__Exercise material__:
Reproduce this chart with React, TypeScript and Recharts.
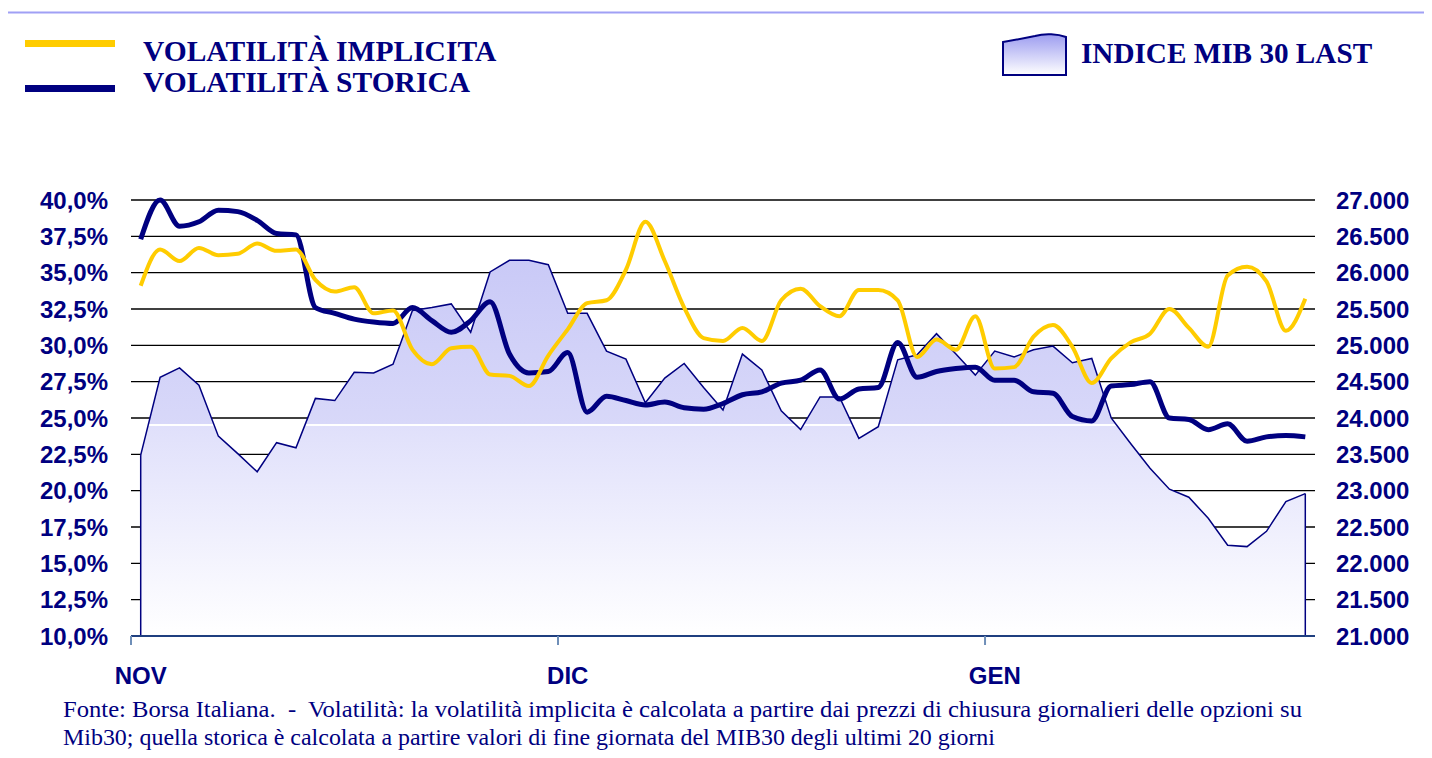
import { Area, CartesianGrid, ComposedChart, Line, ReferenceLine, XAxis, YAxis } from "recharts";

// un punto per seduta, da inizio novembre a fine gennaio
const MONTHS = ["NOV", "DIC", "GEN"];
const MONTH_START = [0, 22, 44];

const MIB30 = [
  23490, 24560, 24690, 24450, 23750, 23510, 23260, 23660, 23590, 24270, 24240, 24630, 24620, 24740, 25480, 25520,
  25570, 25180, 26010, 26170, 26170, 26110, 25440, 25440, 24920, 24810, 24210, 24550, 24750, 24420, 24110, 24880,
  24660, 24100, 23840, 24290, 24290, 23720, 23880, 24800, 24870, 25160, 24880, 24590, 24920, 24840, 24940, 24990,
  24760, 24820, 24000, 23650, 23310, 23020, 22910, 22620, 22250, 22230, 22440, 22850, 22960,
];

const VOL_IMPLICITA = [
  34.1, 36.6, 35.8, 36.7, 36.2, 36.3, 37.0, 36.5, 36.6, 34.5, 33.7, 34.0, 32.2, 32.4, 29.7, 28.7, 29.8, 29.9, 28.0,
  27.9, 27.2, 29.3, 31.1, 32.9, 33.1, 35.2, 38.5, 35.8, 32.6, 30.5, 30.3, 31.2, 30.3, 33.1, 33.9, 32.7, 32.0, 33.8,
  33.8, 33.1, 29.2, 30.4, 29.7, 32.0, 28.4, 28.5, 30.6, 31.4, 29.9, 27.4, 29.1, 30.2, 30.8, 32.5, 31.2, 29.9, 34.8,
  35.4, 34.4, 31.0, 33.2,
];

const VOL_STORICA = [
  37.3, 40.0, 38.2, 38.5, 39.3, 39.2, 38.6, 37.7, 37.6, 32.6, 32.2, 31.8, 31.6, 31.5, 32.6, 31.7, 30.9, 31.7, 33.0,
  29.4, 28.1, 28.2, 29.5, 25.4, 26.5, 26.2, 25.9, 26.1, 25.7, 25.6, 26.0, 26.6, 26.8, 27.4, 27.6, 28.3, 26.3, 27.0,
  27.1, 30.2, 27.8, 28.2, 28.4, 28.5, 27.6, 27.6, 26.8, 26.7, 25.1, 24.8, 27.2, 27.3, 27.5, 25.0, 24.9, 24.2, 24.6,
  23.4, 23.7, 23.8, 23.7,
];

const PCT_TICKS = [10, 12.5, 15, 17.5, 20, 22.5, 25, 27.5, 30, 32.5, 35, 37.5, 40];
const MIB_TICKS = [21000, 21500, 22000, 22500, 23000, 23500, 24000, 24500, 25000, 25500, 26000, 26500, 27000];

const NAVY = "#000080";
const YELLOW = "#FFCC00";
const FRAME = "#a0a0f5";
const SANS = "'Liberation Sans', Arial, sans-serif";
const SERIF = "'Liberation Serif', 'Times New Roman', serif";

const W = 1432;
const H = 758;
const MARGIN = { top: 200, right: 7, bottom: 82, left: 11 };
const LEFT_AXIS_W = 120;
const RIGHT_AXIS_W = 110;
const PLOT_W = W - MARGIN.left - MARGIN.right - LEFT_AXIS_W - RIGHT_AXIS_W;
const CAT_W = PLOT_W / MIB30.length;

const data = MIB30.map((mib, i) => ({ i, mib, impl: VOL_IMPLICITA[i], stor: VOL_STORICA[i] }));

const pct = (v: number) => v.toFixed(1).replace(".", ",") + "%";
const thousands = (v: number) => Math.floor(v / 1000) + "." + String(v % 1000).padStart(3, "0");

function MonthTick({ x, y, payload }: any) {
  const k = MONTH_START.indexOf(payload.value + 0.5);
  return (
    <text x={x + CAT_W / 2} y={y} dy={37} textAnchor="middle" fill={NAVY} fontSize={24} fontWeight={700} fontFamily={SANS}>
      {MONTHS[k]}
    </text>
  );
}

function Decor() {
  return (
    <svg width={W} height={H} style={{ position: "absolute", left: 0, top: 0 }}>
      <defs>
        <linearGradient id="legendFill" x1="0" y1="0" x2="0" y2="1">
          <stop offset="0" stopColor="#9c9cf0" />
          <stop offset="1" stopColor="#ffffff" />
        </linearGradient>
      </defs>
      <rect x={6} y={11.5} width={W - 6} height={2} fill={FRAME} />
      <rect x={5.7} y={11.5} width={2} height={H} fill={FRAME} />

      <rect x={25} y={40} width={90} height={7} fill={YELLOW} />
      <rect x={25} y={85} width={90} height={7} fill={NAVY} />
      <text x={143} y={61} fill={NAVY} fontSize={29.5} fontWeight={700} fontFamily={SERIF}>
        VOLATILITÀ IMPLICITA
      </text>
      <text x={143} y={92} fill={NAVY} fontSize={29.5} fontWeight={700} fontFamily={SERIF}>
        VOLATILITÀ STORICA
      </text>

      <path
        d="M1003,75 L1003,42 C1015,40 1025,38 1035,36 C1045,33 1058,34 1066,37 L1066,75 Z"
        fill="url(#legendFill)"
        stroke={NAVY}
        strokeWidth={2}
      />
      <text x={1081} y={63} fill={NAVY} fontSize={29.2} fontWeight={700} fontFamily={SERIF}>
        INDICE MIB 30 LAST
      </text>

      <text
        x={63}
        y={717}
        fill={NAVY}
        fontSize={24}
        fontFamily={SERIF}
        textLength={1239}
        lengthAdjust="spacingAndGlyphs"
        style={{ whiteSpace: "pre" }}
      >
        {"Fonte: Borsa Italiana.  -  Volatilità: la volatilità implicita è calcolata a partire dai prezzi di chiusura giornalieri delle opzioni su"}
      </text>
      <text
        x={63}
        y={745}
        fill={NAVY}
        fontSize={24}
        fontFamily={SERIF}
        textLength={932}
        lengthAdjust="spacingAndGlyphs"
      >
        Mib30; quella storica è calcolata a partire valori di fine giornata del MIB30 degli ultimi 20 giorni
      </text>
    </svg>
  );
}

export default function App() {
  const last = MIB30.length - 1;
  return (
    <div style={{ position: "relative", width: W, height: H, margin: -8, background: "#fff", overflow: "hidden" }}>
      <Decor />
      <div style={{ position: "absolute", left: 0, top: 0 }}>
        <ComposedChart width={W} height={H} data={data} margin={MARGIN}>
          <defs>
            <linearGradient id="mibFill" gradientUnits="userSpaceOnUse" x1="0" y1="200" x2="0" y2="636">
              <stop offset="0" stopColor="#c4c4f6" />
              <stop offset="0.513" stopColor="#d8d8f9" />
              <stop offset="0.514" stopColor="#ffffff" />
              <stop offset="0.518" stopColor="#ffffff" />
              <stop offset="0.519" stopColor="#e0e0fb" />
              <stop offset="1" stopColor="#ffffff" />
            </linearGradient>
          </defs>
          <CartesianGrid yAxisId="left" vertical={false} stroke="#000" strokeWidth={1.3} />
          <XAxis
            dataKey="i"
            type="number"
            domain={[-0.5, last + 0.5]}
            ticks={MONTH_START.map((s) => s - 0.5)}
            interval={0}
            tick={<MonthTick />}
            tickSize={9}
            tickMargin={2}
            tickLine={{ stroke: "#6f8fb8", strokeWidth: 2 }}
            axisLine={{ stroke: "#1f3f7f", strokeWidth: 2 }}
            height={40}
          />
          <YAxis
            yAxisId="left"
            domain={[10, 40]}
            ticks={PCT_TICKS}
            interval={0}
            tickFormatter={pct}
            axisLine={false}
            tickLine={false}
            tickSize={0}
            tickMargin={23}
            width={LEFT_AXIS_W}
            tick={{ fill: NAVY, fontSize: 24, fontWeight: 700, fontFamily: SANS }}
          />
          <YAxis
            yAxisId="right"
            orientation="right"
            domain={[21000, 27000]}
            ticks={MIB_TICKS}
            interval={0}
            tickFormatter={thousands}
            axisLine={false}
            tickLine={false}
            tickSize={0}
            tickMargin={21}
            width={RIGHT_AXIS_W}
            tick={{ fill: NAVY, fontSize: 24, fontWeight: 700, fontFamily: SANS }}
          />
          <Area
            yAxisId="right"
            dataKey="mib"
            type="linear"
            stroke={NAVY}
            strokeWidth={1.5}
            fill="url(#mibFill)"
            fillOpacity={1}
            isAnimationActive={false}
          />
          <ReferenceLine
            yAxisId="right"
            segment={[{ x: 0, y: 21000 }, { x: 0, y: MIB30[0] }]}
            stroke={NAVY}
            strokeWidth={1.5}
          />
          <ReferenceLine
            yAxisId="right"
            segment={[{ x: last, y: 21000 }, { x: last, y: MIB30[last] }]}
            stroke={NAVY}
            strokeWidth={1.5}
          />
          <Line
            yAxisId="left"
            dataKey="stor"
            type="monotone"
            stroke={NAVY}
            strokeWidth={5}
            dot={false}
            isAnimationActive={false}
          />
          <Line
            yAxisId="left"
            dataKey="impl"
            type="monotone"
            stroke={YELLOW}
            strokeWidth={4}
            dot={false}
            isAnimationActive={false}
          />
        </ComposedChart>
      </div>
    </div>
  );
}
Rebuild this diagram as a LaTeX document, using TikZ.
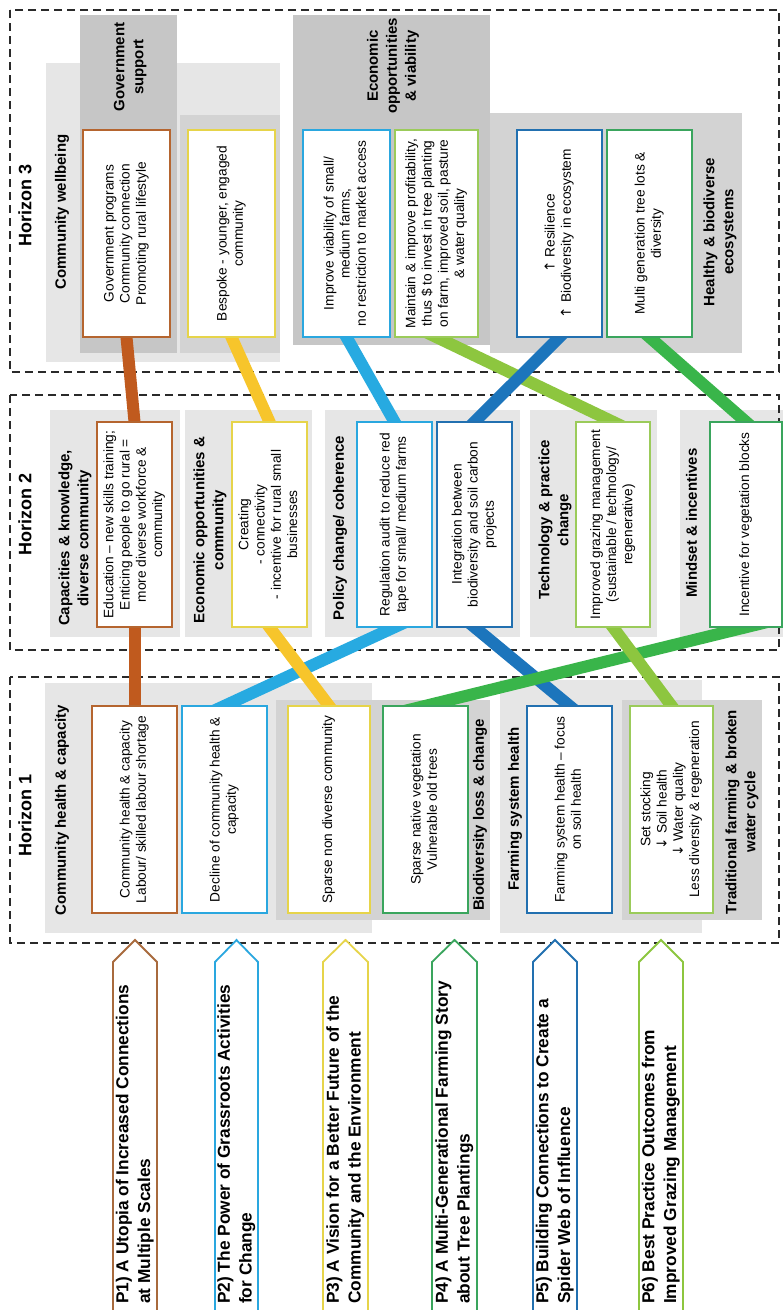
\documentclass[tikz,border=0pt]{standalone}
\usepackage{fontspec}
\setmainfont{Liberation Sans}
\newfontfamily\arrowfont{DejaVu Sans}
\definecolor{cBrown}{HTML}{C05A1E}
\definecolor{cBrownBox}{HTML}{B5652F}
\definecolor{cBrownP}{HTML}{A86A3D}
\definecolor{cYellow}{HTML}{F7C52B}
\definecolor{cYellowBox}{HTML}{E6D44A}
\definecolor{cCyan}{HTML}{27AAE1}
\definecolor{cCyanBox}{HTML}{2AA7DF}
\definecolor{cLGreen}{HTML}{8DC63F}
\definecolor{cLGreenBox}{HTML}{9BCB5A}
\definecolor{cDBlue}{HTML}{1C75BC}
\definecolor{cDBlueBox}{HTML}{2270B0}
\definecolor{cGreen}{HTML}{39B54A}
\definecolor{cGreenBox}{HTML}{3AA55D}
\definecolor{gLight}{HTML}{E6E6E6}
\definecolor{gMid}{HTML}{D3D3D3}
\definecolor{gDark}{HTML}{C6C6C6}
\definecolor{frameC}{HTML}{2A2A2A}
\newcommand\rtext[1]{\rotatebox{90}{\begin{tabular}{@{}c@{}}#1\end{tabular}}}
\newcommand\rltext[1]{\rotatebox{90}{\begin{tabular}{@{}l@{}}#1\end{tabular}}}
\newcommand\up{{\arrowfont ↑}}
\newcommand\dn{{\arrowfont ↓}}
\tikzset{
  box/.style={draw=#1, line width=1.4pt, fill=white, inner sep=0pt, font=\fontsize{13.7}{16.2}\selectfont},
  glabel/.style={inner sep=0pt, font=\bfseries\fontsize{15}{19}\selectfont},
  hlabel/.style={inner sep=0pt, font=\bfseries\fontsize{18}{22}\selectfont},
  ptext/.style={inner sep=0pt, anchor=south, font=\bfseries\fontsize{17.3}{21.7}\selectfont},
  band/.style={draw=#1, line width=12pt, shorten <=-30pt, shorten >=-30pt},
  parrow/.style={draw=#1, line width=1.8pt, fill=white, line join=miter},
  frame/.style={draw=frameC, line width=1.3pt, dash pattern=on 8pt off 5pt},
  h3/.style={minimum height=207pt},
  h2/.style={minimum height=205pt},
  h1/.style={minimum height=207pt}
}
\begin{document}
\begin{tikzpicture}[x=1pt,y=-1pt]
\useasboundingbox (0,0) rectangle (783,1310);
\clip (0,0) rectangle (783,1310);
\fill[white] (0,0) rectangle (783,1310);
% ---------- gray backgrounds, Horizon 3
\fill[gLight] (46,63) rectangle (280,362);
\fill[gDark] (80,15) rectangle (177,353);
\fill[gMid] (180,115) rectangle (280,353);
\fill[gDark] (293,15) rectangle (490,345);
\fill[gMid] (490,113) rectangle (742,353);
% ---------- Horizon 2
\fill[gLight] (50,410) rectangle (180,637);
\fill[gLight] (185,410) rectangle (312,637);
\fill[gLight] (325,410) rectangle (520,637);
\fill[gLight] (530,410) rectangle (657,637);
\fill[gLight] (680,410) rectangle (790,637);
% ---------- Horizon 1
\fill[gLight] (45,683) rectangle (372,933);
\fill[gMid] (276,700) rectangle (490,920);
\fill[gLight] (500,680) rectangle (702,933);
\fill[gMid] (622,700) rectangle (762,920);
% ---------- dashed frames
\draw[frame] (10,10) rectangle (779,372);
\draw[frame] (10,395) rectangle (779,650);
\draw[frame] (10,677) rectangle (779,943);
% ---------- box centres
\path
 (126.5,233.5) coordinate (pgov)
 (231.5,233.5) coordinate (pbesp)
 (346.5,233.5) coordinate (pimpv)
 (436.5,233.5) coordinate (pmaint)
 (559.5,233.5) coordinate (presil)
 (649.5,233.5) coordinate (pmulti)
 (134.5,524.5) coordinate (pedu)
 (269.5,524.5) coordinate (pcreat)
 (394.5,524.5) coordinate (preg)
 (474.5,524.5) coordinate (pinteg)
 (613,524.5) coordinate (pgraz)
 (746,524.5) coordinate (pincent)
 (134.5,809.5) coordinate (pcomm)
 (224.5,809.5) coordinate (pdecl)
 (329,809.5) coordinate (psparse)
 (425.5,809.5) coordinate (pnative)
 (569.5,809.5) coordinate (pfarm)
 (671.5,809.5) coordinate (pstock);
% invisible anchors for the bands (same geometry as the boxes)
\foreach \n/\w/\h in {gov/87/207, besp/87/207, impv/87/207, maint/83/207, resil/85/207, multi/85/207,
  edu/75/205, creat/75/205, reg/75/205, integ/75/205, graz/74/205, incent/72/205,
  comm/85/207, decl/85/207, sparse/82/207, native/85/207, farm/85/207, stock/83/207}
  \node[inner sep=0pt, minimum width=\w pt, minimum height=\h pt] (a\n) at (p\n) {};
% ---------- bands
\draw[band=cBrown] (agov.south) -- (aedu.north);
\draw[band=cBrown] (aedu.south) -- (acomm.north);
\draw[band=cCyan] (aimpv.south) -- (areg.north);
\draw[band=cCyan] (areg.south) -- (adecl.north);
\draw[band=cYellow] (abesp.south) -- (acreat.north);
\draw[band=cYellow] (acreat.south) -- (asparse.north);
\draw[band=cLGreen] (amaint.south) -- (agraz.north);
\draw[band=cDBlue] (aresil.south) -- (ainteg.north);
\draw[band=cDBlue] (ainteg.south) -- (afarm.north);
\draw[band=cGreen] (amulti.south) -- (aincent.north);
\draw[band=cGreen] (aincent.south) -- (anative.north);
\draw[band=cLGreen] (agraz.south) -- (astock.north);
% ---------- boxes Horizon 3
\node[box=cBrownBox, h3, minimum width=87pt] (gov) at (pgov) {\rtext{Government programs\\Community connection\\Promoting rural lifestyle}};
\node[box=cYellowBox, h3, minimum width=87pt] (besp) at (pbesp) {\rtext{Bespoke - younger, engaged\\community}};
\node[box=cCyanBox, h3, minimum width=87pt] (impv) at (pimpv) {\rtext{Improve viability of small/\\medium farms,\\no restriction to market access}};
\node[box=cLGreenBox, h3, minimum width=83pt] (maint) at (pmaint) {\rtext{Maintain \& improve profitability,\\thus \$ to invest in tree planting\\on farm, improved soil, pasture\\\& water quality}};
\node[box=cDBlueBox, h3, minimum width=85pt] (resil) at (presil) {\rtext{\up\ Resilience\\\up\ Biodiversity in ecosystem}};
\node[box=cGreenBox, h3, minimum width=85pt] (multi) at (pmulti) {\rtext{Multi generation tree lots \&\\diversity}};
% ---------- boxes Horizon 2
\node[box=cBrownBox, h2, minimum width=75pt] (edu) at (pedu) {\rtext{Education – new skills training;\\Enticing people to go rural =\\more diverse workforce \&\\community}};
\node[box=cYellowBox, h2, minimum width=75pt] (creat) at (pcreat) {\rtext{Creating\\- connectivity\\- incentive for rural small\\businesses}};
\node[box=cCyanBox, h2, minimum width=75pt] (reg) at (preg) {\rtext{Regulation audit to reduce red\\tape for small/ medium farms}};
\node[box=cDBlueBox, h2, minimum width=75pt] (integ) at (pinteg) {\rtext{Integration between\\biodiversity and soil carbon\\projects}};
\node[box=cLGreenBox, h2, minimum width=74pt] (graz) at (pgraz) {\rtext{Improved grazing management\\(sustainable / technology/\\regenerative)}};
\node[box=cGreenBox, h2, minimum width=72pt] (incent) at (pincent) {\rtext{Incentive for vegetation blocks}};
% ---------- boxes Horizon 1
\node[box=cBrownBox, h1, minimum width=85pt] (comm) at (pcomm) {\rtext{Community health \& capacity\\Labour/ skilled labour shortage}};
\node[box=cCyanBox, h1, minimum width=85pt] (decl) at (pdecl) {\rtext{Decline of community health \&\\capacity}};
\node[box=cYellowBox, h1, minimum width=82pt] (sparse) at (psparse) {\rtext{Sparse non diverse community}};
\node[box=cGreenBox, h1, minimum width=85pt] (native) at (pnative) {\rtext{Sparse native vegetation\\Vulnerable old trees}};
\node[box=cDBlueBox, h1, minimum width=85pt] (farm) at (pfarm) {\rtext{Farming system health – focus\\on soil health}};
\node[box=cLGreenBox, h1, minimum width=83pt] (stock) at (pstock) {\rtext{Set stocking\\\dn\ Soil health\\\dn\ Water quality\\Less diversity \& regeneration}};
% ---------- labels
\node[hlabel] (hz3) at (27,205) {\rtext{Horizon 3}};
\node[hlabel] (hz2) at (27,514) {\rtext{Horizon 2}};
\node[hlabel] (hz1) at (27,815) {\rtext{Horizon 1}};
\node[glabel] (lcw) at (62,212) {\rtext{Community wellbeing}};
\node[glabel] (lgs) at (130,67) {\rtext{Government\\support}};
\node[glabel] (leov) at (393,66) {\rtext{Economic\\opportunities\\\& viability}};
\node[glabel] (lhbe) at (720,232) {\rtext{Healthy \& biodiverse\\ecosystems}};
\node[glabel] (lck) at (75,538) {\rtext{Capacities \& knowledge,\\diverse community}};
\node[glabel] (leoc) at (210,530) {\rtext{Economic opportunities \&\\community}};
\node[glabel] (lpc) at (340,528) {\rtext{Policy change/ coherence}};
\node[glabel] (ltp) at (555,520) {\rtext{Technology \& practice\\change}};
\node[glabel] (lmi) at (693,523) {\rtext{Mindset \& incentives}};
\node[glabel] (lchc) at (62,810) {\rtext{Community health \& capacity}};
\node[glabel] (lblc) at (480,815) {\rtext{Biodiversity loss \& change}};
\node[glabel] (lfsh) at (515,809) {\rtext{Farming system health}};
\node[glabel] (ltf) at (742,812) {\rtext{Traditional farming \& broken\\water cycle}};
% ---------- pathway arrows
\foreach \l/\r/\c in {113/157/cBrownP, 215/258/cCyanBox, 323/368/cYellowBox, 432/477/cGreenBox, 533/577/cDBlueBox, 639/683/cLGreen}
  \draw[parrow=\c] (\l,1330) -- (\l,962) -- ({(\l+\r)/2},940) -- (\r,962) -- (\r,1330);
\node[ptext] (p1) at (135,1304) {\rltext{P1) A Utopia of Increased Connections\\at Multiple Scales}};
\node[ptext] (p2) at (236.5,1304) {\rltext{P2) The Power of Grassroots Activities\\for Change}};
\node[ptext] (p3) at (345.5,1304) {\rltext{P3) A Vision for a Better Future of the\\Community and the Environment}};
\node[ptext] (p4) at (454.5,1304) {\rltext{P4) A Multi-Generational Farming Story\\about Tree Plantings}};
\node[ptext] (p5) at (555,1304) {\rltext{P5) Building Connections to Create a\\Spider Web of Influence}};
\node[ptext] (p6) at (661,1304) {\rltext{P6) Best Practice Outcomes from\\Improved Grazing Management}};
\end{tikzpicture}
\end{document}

__What is needed__: From the first line above down to the line with "const MONTH_START = [0, 22, 44];", reproduce every line and no others, omitting pictures.

__Solved exercise__:
Reproduce this chart with React, TypeScript and Recharts.
import { Area, CartesianGrid, ComposedChart, Line, ReferenceLine, XAxis, YAxis } from "recharts";

// un punto per seduta, da inizio novembre a fine gennaio
const MONTHS = ["NOV", "DIC", "GEN"];
const MONTH_START = [0, 22, 44];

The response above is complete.